Return all the data below as it stands, minus the pictures.

── DATA BLOCK ──

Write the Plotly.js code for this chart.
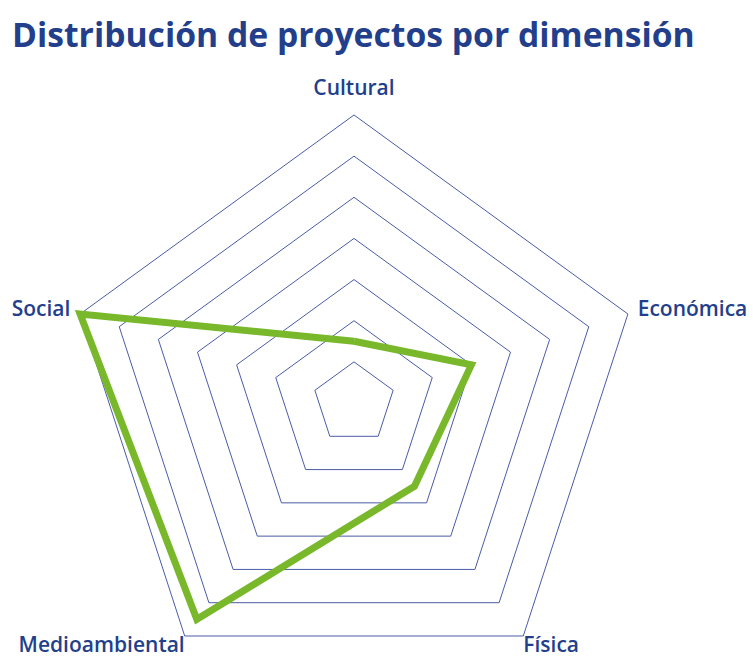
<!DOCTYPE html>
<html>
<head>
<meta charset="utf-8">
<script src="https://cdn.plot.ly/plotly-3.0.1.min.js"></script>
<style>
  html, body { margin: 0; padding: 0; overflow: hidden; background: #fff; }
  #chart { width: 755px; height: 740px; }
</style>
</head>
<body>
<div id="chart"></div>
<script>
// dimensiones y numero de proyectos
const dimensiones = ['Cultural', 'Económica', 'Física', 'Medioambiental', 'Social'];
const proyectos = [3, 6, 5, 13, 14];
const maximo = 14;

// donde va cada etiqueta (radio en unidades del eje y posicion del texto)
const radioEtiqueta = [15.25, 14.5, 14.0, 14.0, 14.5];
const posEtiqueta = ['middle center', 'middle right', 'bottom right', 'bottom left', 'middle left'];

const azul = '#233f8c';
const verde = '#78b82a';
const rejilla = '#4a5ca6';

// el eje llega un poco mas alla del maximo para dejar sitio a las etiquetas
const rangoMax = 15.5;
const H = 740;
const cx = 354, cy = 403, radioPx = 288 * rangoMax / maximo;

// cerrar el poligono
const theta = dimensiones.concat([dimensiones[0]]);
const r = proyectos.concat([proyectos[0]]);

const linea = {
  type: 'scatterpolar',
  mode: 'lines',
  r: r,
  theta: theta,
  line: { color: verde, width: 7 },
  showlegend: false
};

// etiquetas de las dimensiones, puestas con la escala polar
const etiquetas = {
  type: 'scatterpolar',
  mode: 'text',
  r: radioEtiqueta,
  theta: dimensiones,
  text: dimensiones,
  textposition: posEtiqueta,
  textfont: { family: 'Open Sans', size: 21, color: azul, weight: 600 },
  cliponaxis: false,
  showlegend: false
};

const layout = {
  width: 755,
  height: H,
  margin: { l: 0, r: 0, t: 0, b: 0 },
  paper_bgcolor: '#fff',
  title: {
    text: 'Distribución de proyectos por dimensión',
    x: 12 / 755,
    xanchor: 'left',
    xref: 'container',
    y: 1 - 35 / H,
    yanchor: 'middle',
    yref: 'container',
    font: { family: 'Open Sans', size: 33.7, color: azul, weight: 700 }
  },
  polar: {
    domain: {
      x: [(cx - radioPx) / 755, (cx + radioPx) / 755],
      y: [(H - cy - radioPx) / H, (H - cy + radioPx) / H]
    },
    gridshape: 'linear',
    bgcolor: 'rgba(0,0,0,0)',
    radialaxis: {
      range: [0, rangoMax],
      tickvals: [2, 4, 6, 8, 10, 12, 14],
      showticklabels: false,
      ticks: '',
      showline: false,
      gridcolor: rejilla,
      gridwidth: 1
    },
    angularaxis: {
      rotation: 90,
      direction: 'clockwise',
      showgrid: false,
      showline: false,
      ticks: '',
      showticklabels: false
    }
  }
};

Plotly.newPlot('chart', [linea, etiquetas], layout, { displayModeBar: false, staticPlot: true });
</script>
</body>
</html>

───

[ANSWER TO THE EXERCISE]:
Write the Plotly.js code for this chart.
<!DOCTYPE html>
<html>
<head>
<meta charset="utf-8">
<script src="https://cdn.plot.ly/plotly-3.0.1.min.js"></script>
<style>
  html, body { margin: 0; padding: 0; overflow: hidden; background: #fff; }
  #chart { width: 755px; height: 740px; }
</style>
</head>
<body>
<div id="chart"></div>
<script>
// dimensiones y numero de proyectos
const dimensiones = ['Cultural', 'Económica', 'Física', 'Medioambiental', 'Social'];
const proyectos = [3, 6, 5, 13, 14];
const maximo = 14;

// donde va cada etiqueta (radio en unidades del eje y posicion del texto)
const radioEtiqueta = [15.25, 14.5, 14.0, 14.0, 14.5];
const posEtiqueta = ['middle center', 'middle right', 'bottom right', 'bottom left', 'middle left'];

const azul = '#233f8c';
const verde = '#78b82a';
const rejilla = '#4a5ca6';

// el eje llega un poco mas alla del maximo para dejar sitio a las etiquetas
const rangoMax = 15.5;
const H = 740;
const cx = 354, cy = 403, radioPx = 288 * rangoMax / maximo;

// cerrar el poligono
const theta = dimensiones.concat([dimensiones[0]]);
const r = proyectos.concat([proyectos[0]]);

const linea = {
  type: 'scatterpolar',
  mode: 'lines',
  r: r,
  theta: theta,
  line: { color: verde, width: 7 },
  showlegend: false
};

// etiquetas de las dimensiones, puestas con la escala polar
const etiquetas = {
  type: 'scatterpolar',
  mode: 'text',
  r: radioEtiqueta,
  theta: dimensiones,
  text: dimensiones,
  textposition: posEtiqueta,
  textfont: { family: 'Open Sans', size: 21, color: azul, weight: 600 },
  cliponaxis: false,
  showlegend: false
};

const layout = {
  width: 755,
  height: H,
  margin: { l: 0, r: 0, t: 0, b: 0 },
  paper_bgcolor: '#fff',
  title: {
    text: 'Distribución de proyectos por dimensión',
    x: 12 / 755,
    xanchor: 'left',
    xref: 'container',
    y: 1 - 35 / H,
    yanchor: 'middle',
    yref: 'container',
    font: { family: 'Open Sans', size: 33.7, color: azul, weight: 700 }
  },
  polar: {
    domain: {
      x: [(cx - radioPx) / 755, (cx + radioPx) / 755],
      y: [(H - cy - radioPx) / H, (H - cy + radioPx) / H]
    },
    gridshape: 'linear',
    bgcolor: 'rgba(0,0,0,0)',
    radialaxis: {
      range: [0, rangoMax],
      tickvals: [2, 4, 6, 8, 10, 12, 14],
      showticklabels: false,
      ticks: '',
      showline: false,
      gridcolor: rejilla,
      gridwidth: 1
    },
    angularaxis: {
      rotation: 90,
      direction: 'clockwise',
      showgrid: false,
      showline: false,
      ticks: '',
      showticklabels: false
    }
  }
};

Plotly.newPlot('chart', [linea, etiquetas], layout, { displayModeBar: false, staticPlot: true });
</script>
</body>
</html>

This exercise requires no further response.